┌────────
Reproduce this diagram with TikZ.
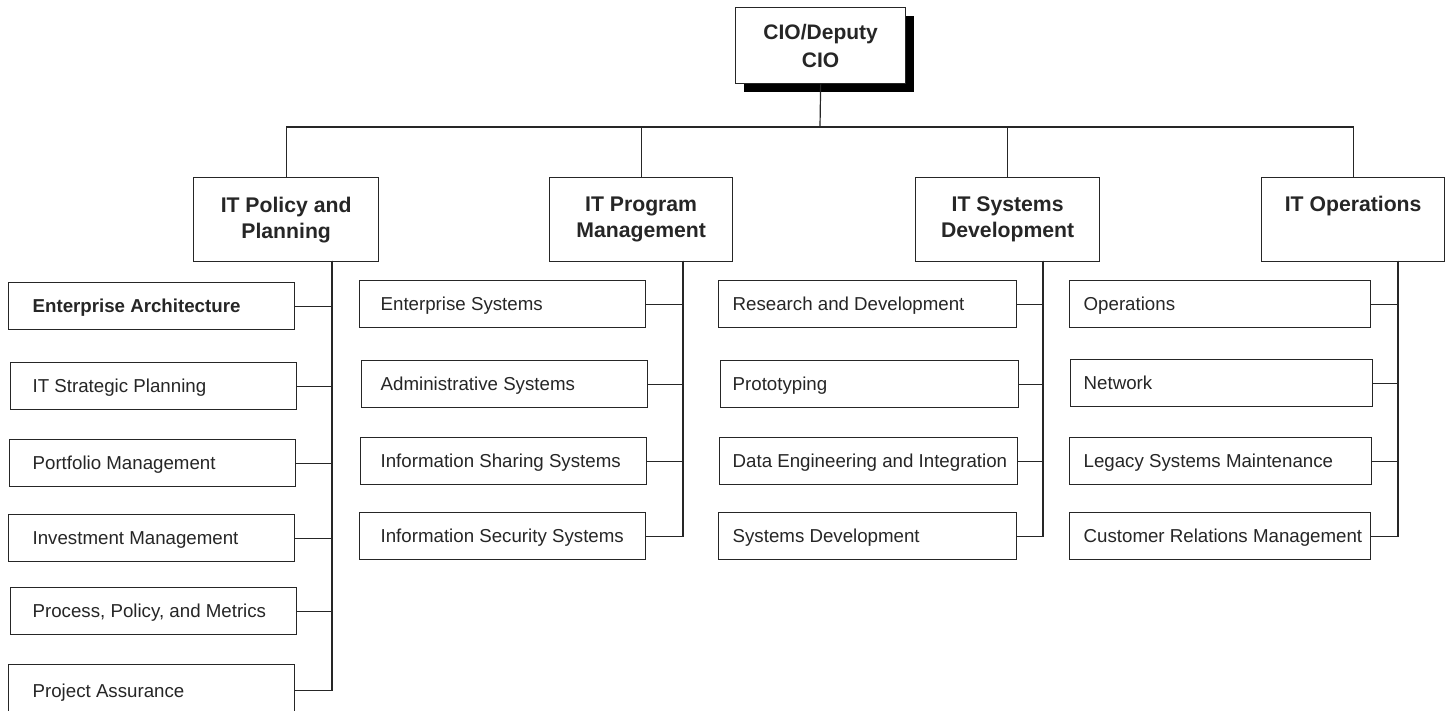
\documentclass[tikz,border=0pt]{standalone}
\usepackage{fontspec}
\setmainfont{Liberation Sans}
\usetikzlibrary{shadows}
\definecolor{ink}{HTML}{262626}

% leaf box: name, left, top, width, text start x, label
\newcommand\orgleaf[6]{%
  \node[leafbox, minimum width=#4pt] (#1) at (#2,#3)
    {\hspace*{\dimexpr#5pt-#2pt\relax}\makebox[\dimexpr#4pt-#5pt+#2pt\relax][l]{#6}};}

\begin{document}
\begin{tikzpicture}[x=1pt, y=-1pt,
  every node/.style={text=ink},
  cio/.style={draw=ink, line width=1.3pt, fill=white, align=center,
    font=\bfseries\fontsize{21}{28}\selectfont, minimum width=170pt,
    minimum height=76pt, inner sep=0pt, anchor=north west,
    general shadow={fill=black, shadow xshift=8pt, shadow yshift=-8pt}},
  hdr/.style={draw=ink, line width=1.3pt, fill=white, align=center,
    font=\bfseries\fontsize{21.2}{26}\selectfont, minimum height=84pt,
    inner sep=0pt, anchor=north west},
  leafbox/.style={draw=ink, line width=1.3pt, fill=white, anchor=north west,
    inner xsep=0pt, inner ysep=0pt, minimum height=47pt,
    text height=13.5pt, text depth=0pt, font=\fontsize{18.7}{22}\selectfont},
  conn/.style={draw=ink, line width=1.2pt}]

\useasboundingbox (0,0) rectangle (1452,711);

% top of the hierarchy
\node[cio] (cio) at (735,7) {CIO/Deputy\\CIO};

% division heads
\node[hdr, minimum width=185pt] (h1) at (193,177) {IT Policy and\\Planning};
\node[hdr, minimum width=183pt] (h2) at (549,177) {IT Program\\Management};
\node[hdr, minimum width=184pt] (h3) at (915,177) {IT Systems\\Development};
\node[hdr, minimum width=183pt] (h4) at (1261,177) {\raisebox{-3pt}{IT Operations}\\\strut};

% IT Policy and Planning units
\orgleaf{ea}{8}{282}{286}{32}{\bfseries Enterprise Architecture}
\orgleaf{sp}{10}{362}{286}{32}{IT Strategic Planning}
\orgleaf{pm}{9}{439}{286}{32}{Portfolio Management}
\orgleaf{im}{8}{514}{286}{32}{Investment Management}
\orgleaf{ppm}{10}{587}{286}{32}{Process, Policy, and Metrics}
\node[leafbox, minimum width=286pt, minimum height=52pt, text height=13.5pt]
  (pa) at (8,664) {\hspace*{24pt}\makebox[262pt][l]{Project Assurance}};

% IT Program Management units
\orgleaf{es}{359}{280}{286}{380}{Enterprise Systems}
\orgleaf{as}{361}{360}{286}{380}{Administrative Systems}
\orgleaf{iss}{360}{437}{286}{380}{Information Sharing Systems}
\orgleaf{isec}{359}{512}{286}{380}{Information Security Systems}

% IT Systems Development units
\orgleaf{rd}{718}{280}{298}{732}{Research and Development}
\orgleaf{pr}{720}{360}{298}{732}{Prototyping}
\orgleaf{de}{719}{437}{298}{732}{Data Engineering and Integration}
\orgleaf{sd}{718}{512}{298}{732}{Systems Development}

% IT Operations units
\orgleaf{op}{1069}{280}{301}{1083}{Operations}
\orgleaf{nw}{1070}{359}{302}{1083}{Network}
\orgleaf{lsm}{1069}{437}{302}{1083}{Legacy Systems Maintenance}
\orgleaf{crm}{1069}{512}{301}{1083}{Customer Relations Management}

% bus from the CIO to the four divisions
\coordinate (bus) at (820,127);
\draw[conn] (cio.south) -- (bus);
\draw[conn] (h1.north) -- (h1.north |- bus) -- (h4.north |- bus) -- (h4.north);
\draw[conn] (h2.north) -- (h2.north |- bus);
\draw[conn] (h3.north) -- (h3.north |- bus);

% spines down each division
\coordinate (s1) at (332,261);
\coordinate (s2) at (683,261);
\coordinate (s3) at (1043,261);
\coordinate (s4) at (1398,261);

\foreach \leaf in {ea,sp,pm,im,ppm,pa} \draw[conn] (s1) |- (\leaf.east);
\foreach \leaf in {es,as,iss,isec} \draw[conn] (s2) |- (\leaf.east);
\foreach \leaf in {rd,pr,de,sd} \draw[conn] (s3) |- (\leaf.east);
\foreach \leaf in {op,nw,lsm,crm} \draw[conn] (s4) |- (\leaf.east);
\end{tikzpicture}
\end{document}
└────────
Extract the lines exactly, please: the first line of the listing, the line with "(cio) at (735,7)", and every line between them, but no pictures.

Reproduce this diagram with TikZ.
\documentclass[tikz,border=0pt]{standalone}
\usepackage{fontspec}
\setmainfont{Liberation Sans}
\usetikzlibrary{shadows}
\definecolor{ink}{HTML}{262626}

% leaf box: name, left, top, width, text start x, label
\newcommand\orgleaf[6]{%
  \node[leafbox, minimum width=#4pt] (#1) at (#2,#3)
    {\hspace*{\dimexpr#5pt-#2pt\relax}\makebox[\dimexpr#4pt-#5pt+#2pt\relax][l]{#6}};}

\begin{document}
\begin{tikzpicture}[x=1pt, y=-1pt,
  every node/.style={text=ink},
  cio/.style={draw=ink, line width=1.3pt, fill=white, align=center,
    font=\bfseries\fontsize{21}{28}\selectfont, minimum width=170pt,
    minimum height=76pt, inner sep=0pt, anchor=north west,
    general shadow={fill=black, shadow xshift=8pt, shadow yshift=-8pt}},
  hdr/.style={draw=ink, line width=1.3pt, fill=white, align=center,
    font=\bfseries\fontsize{21.2}{26}\selectfont, minimum height=84pt,
    inner sep=0pt, anchor=north west},
  leafbox/.style={draw=ink, line width=1.3pt, fill=white, anchor=north west,
    inner xsep=0pt, inner ysep=0pt, minimum height=47pt,
    text height=13.5pt, text depth=0pt, font=\fontsize{18.7}{22}\selectfont},
  conn/.style={draw=ink, line width=1.2pt}]

\useasboundingbox (0,0) rectangle (1452,711);

% top of the hierarchy
\node[cio] (cio) at (735,7) {CIO/Deputy\\CIO};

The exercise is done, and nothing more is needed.